178. If a platinum wire be made active by exposure to the emanation of thoria, its activity can be removed by treating the wire with certain acids[^[272]]. For example, the activity is not much altered by immersing the wire in hot or cold water or nitric acid, but more than 80% of it is removed by dilute or concentrated solutions of sulphuric or hydrochloric acid. The activity has not been destroyed by this treatment but is manifested in the solution. If the solution be evaporated, the activity remains behind on the dish.

These results show that the excited activity is due to a deposit on the surface of bodies of radio-active matter which has definite properties as regards solution in acids. This active matter is dissolved in some acids, but, when the solvent is evaporated, the active matter is left behind. This active matter is deposited on the surface of bodies, for it can be partly removed by rubbing the body with a cloth, and almost completely by scouring the plate with sand or emery paper. If a negatively charged wire is placed in the presence of a large quantity of radium emanation, it becomes intensely active. If the wire, after removal, is drawn across a screen of zinc sulphide, or willemite, a portion of the active matter is rubbed off, and a luminous trail is left behind on the screen. The amount of active matter deposited is extremely small, for no difference of weight has been detected in a platinum wire when made extremely active. On examining the wire under a microscope, no trace of foreign matter is observed. It follows from these results that the matter which causes excited activity is many thousand times more active, weight for weight, than radium itself.

It is convenient to have a definite name for this radio-active matter, for the term “excited activity” only refers to the radiation from the active matter and not to the matter itself. The term “active deposit” will be generally applied to this matter. The active deposit from the three substances thorium, radium, and actinium is, in each case, derived from its respective emanation, and possesses the same general property of concentration on the negative electrode in an electric field and of acting as a non-volatile type of matter which is deposited from the gas on to the surface of bodies.
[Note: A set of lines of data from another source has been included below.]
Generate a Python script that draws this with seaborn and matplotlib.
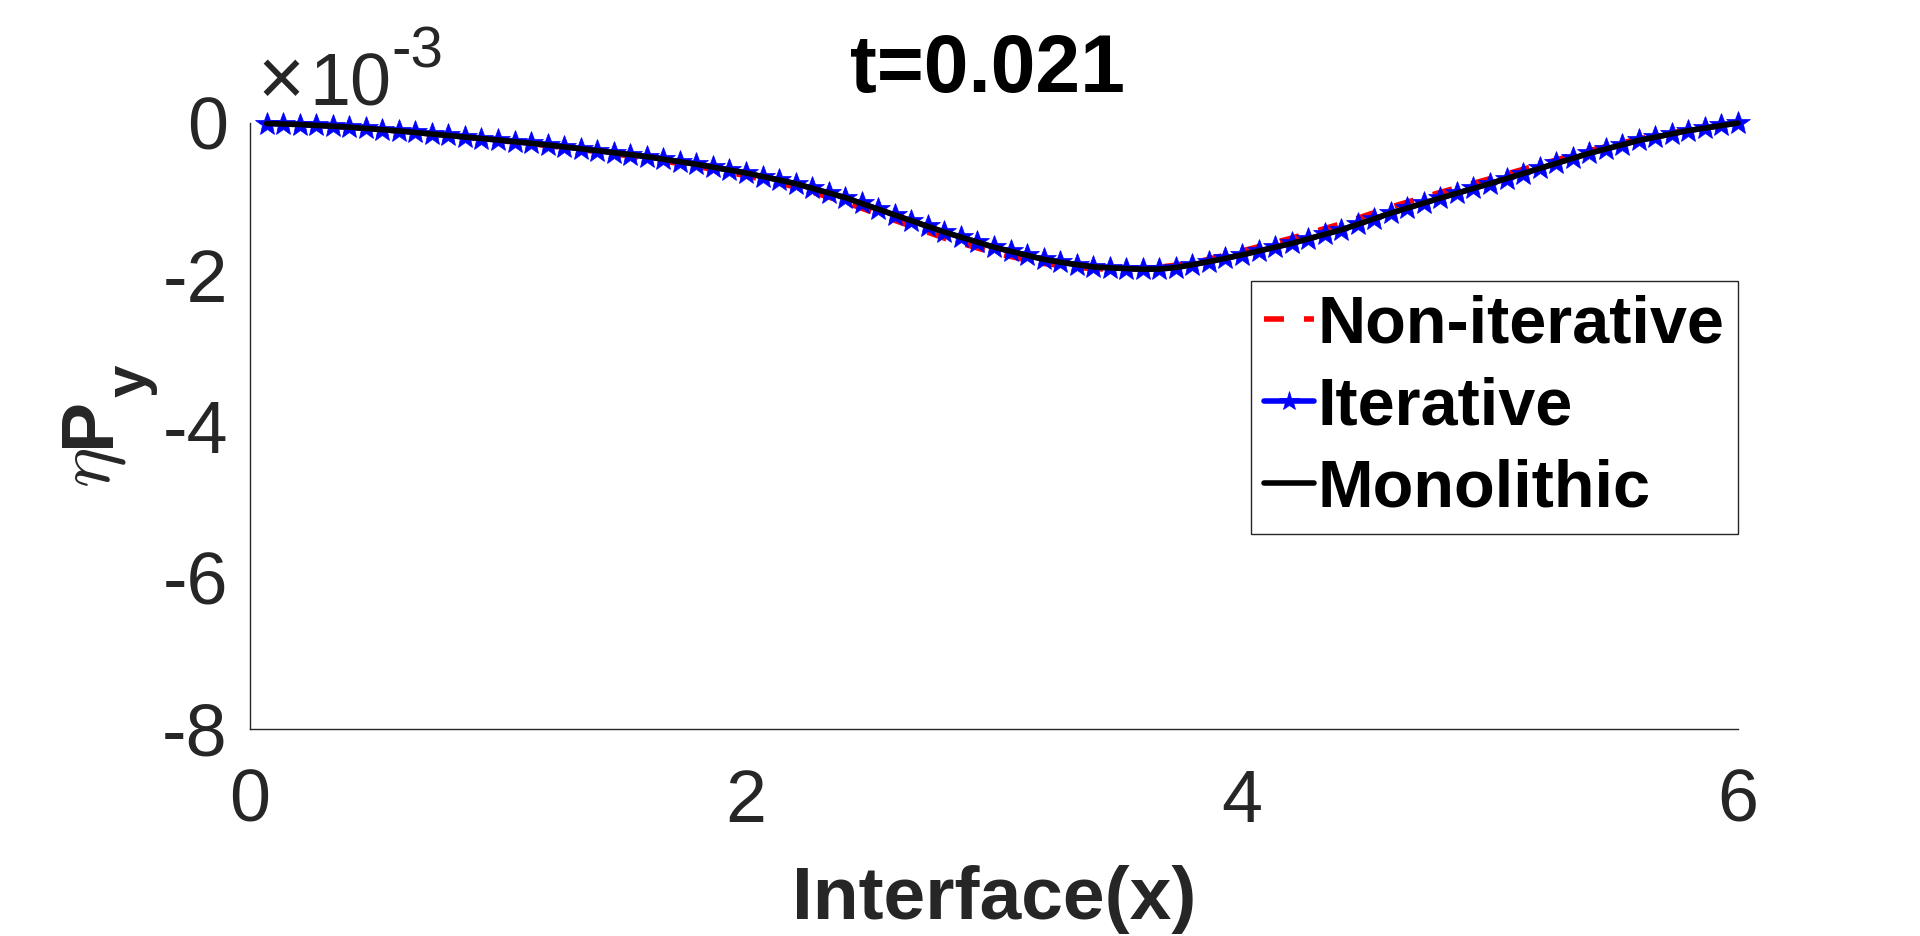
import numpy as np
import matplotlib
matplotlib.use("Agg")
import matplotlib.pyplot as plt
import seaborn as sns

# values are in units of 1e-3 (shown by the x10^-3 note at the top)
x_fine = np.arange(1, 91) / 15.0          # node positions along the interface
x_coarse = np.arange(1, 31) * 0.2

monolithic_y = [-0.007, -0.013, -0.020, -0.032, -0.043, -0.055, -0.072, -0.088, -0.105, -0.125,
                -0.145, -0.165, -0.185, -0.205, -0.225, -0.247, -0.268, -0.290, -0.315, -0.340,
                -0.365, -0.392, -0.418, -0.445, -0.478, -0.512, -0.545, -0.583, -0.622, -0.660,
                -0.707, -0.753, -0.800, -0.862, -0.923, -0.985, -1.062, -1.138, -1.215, -1.290,
                -1.365, -1.440, -1.507, -1.573, -1.640, -1.693, -1.747, -1.800, -1.837, -1.870,
                -1.900, -1.912, -1.922, -1.930, -1.928, -1.908, -1.870, -1.830, -1.787, -1.740,
                -1.690, -1.640, -1.590, -1.530, -1.470, -1.410, -1.337, -1.263, -1.190, -1.123,
                -1.057, -0.990, -0.927, -0.863, -0.800, -0.733, -0.667, -0.600, -0.533, -0.467,
                -0.400, -0.343, -0.287, -0.230, -0.187, -0.143, -0.100, -0.067, -0.033, 0.000]

iterative_y = [-0.007, -0.013, -0.020, -0.032, -0.043, -0.055, -0.072, -0.088, -0.105, -0.125,
               -0.145, -0.165, -0.185, -0.205, -0.225, -0.247, -0.268, -0.290, -0.315, -0.340,
               -0.365, -0.392, -0.418, -0.445, -0.478, -0.512, -0.545, -0.583, -0.622, -0.660,
               -0.707, -0.753, -0.800, -0.862, -0.923, -0.985, -1.062, -1.138, -1.215, -1.290,
               -1.365, -1.440, -1.507, -1.573, -1.640, -1.693, -1.747, -1.800, -1.837, -1.870,
               -1.900, -1.912, -1.922, -1.930, -1.928, -1.908, -1.870, -1.830, -1.787, -1.740,
               -1.690, -1.640, -1.590, -1.530, -1.470, -1.410, -1.337, -1.263, -1.190, -1.123,
               -1.057, -0.990, -0.927, -0.863, -0.800, -0.733, -0.667, -0.600, -0.533, -0.467,
               -0.400, -0.343, -0.287, -0.230, -0.187, -0.143, -0.100, -0.067, -0.033, 0.000]

noniterative_y = [-0.020, -0.055, -0.105, -0.167, -0.230, -0.298, -0.378, -0.465, -0.572, -0.695,
                  -0.845, -1.045, -1.285, -1.520, -1.715, -1.855, -1.925, -1.930, -1.850, -1.690,
                  -1.520, -1.330, -1.110, -0.915, -0.735, -0.550, -0.365, -0.210, -0.090, 0.000]

x_ticks = [0, 2, 4, 6]
y_ticks = [0, -2, -4, -6, -8]
y_tick_labels = ["0", "-2", "-4", "-6", "-8"]
labels = ["Non-iterative", "Iterative", "Monolithic"]

sns.set_style("white")
plt.rcParams['font.family'] = ['Liberation Sans', 'DejaVu Sans']

W, H = 1920, 936
GREY = "#262626"


def px(x, y):
    # pixel position (from top-left) -> figure fraction
    return x / W, 1 - y / H


fig = plt.figure(figsize=(W / 100, H / 100), dpi=100)
ax = fig.add_axes([250 / W, 1 - 729 / H, (1738 - 250) / W, (729 - 123) / H])

lw = 4.0
sns.lineplot(x=x_coarse, y=noniterative_y, ax=ax, color="red", lw=lw,
             linestyle=(0, (3.6, 3.6)), label=labels[0], clip_on=False)
sns.lineplot(x=x_fine, y=iterative_y, ax=ax, color="blue", lw=lw, marker="*",
             markersize=18, markeredgecolor="blue", markeredgewidth=0.5,
             label=labels[1], clip_on=False)
sns.lineplot(x=x_fine, y=monolithic_y, ax=ax, color="black", lw=lw,
             label=labels[2], clip_on=False)

ax.set_xlim(0, 6)
ax.set_ylim(-8, 0)
ax.set_xticks(x_ticks)
ax.set_xticklabels([str(t) for t in x_ticks])
ax.set_yticks(y_ticks)
ax.set_yticklabels(y_tick_labels)
ax.set_xlabel("")
ax.set_ylabel("")

for s in ["top", "right"]:
    ax.spines[s].set_visible(False)
for s in ["left", "bottom"]:
    ax.spines[s].set_color(GREY)
    ax.spines[s].set_linewidth(1.0)

ax.tick_params(axis="both", direction="in", length=10, width=1, colors=GREY,
               labelsize=53)
ax.tick_params(axis="x", pad=28)
ax.tick_params(axis="y", pad=16)

leg = ax.legend(loc="upper right", bbox_to_anchor=(1.0, 0.739), borderaxespad=0,
                prop={"size": 48, "weight": "bold"}, frameon=True, fancybox=False,
                framealpha=1, edgecolor=GREY, handlelength=0.75, handletextpad=0.05,
                borderpad=0.2, labelspacing=0.3, markerscale=0.8)
leg.get_frame().set_linewidth(1.0)
for t in leg.get_texts():
    t.set_color("black")

# title and axis labels
fig.text(*px(988, 92), "t=0.021", ha="center", va="baseline", fontsize=58,
         fontweight="bold", color="black")
fig.text(*px(994, 919), "Interface(x)", ha="center", va="baseline", fontsize=54,
         fontweight="bold", color=GREY)

# y label: eta P_y, built from pieces
fig.text(*px(110, 468), r"$\eta$", rotation=90, rotation_mode="anchor",
         ha="center", va="baseline", fontsize=55, color=GREY, math_fontfamily="cm")
fig.text(*px(109, 422), "P", rotation=90, rotation_mode="anchor",
         ha="center", va="baseline", fontsize=54, fontweight="bold", color=GREY)
fig.text(*px(146, 381), "y", rotation=90, rotation_mode="anchor",
         ha="center", va="baseline", fontsize=42, fontweight="bold", color=GREY)

# exponent note
fig.text(*px(257, 105), "\u00d7", ha="left", va="baseline", fontsize=58, color=GREY)
fig.text(*px(309, 105), "10", ha="left", va="baseline", fontsize=53, color=GREY)
fig.text(*px(391, 68), "-3", ha="left", va="baseline", fontsize=42, color=GREY)

fig.savefig("out.png", dpi=100)
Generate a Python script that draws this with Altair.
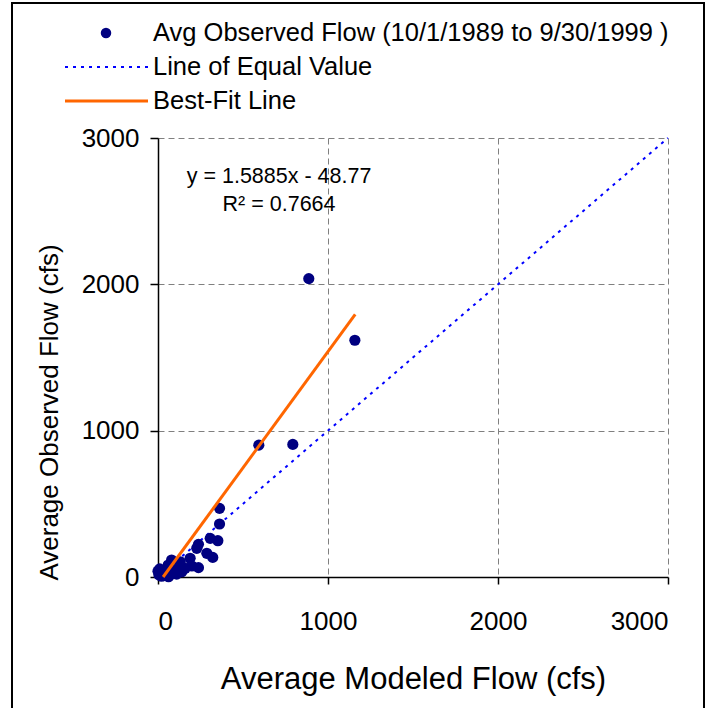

These active deposits, while all soluble in strong acids, are chemically distinct from each other.

The term “active deposit” can, however, only be used when the matter is spoken of as a whole; for it will be shown later that the matter, under ordinary conditions, is complex and contains several constituents which have distinctive physical and chemical properties and also a distinctive rate of change. According to the theory advanced in [section 136], we may suppose that the emanation of thorium, radium, and actinium is unstable and breaks up with the expulsion of an α particle. The residue of the atom of the emanation diffuses to the sides of the vessel or is removed to the negative electrode in an electric field. This active deposit is in turn unstable and breaks up in several successive stages.